▸ What you have to do:
Transcribe the listing verbatim. Do not carry over any pictures.

▸ Recorded information:
-- start --

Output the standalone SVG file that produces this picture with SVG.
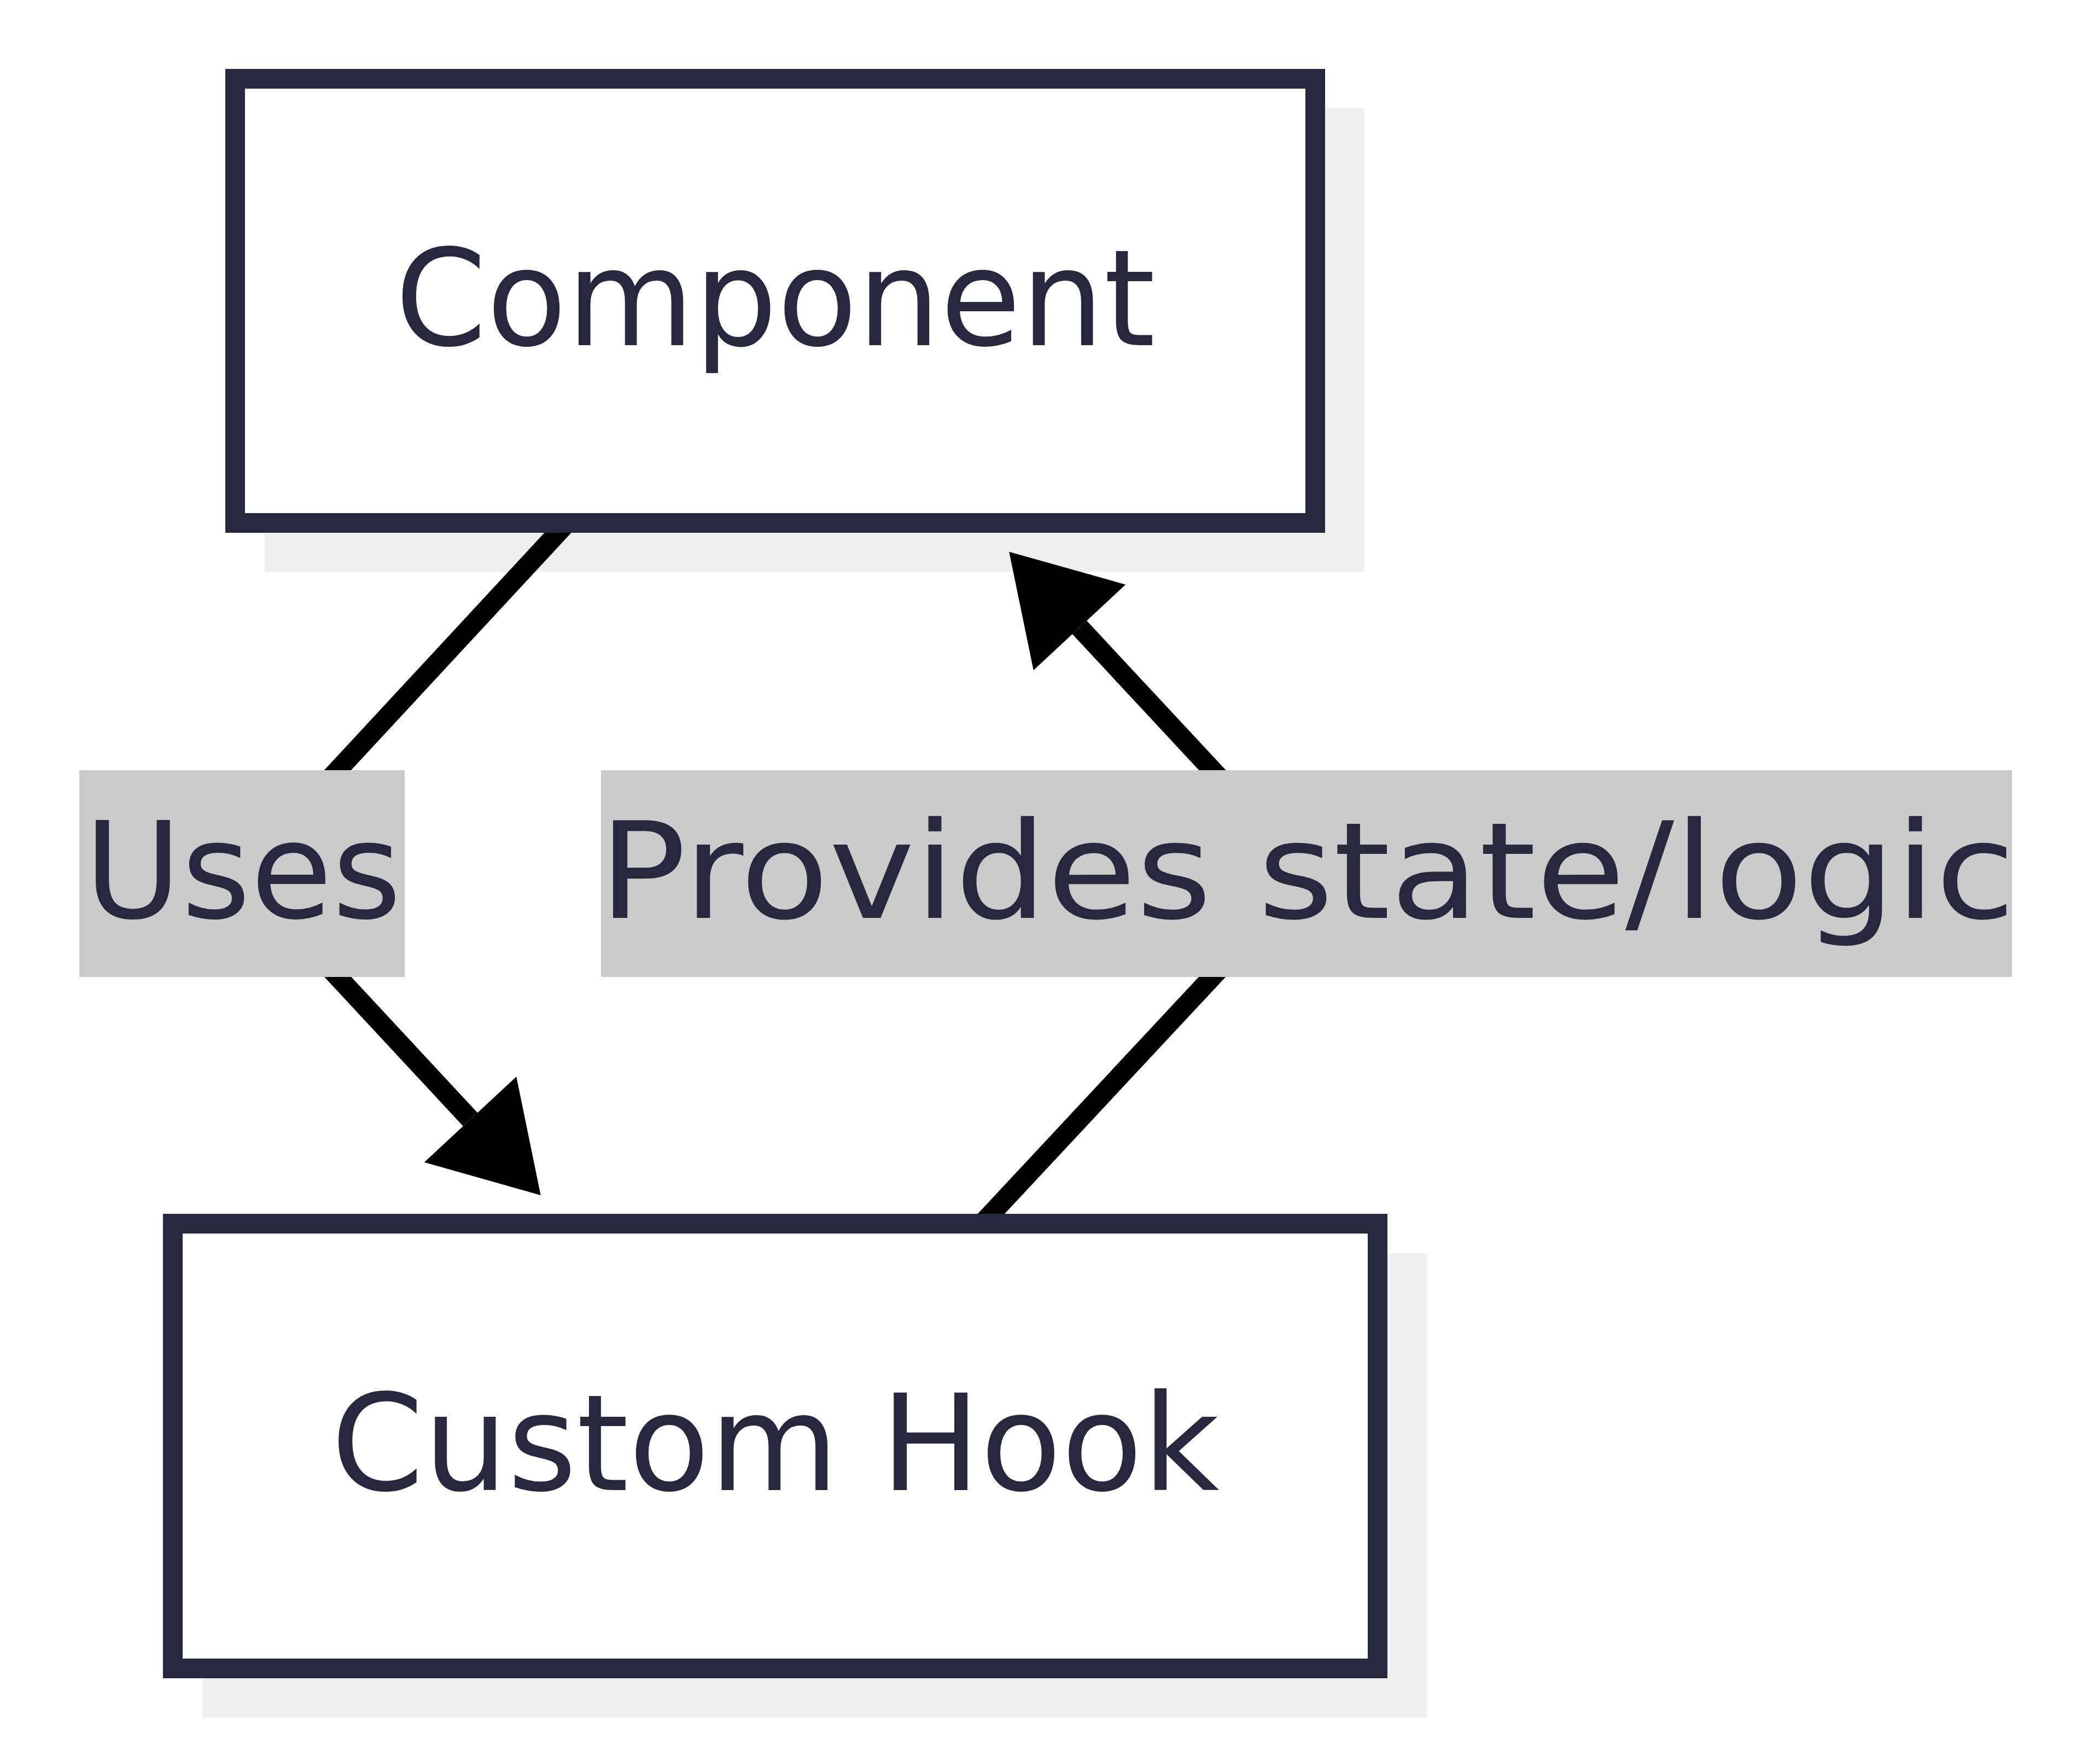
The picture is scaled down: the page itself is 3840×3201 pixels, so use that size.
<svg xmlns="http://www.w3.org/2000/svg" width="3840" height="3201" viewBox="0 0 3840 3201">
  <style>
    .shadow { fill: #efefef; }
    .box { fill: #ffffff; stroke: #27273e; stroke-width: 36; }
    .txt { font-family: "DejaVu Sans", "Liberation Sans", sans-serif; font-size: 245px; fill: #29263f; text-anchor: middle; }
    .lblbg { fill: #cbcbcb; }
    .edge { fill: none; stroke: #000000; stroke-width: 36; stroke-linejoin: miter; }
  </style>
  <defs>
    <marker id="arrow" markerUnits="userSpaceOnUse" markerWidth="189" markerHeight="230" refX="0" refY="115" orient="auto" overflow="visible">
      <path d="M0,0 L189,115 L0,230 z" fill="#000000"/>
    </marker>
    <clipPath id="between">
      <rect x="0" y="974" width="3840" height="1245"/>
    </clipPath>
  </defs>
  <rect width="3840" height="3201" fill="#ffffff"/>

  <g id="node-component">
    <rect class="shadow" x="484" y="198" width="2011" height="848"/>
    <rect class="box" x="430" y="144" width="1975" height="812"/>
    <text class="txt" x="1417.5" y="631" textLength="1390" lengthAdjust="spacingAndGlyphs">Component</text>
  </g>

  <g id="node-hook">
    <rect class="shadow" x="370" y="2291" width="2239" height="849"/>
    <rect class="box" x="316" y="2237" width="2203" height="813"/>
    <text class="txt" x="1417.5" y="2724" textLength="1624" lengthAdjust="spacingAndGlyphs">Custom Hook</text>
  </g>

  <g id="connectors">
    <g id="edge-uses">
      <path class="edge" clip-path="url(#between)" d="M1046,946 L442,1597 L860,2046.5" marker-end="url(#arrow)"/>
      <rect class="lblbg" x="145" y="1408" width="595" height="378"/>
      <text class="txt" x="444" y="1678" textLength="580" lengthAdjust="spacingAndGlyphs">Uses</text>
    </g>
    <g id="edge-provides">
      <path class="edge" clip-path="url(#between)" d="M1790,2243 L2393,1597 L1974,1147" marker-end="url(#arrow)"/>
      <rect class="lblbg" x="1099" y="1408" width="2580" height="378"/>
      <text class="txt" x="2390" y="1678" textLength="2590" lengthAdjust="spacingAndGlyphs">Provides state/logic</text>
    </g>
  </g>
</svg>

-- end --

▸ Solved exercise:
Output the standalone SVG file that produces this picture with SVG.
The picture is scaled down: the page itself is 3840×3201 pixels, so use that size.
<svg xmlns="http://www.w3.org/2000/svg" width="3840" height="3201" viewBox="0 0 3840 3201">
  <style>
    .shadow { fill: #efefef; }
    .box { fill: #ffffff; stroke: #27273e; stroke-width: 36; }
    .txt { font-family: "DejaVu Sans", "Liberation Sans", sans-serif; font-size: 245px; fill: #29263f; text-anchor: middle; }
    .lblbg { fill: #cbcbcb; }
    .edge { fill: none; stroke: #000000; stroke-width: 36; stroke-linejoin: miter; }
  </style>
  <defs>
    <marker id="arrow" markerUnits="userSpaceOnUse" markerWidth="189" markerHeight="230" refX="0" refY="115" orient="auto" overflow="visible">
      <path d="M0,0 L189,115 L0,230 z" fill="#000000"/>
    </marker>
    <clipPath id="between">
      <rect x="0" y="974" width="3840" height="1245"/>
    </clipPath>
  </defs>
  <rect width="3840" height="3201" fill="#ffffff"/>

  <g id="node-component">
    <rect class="shadow" x="484" y="198" width="2011" height="848"/>
    <rect class="box" x="430" y="144" width="1975" height="812"/>
    <text class="txt" x="1417.5" y="631" textLength="1390" lengthAdjust="spacingAndGlyphs">Component</text>
  </g>

  <g id="node-hook">
    <rect class="shadow" x="370" y="2291" width="2239" height="849"/>
    <rect class="box" x="316" y="2237" width="2203" height="813"/>
    <text class="txt" x="1417.5" y="2724" textLength="1624" lengthAdjust="spacingAndGlyphs">Custom Hook</text>
  </g>

  <g id="connectors">
    <g id="edge-uses">
      <path class="edge" clip-path="url(#between)" d="M1046,946 L442,1597 L860,2046.5" marker-end="url(#arrow)"/>
      <rect class="lblbg" x="145" y="1408" width="595" height="378"/>
      <text class="txt" x="444" y="1678" textLength="580" lengthAdjust="spacingAndGlyphs">Uses</text>
    </g>
    <g id="edge-provides">
      <path class="edge" clip-path="url(#between)" d="M1790,2243 L2393,1597 L1974,1147" marker-end="url(#arrow)"/>
      <rect class="lblbg" x="1099" y="1408" width="2580" height="378"/>
      <text class="txt" x="2390" y="1678" textLength="2590" lengthAdjust="spacingAndGlyphs">Provides state/logic</text>
    </g>
  </g>
</svg>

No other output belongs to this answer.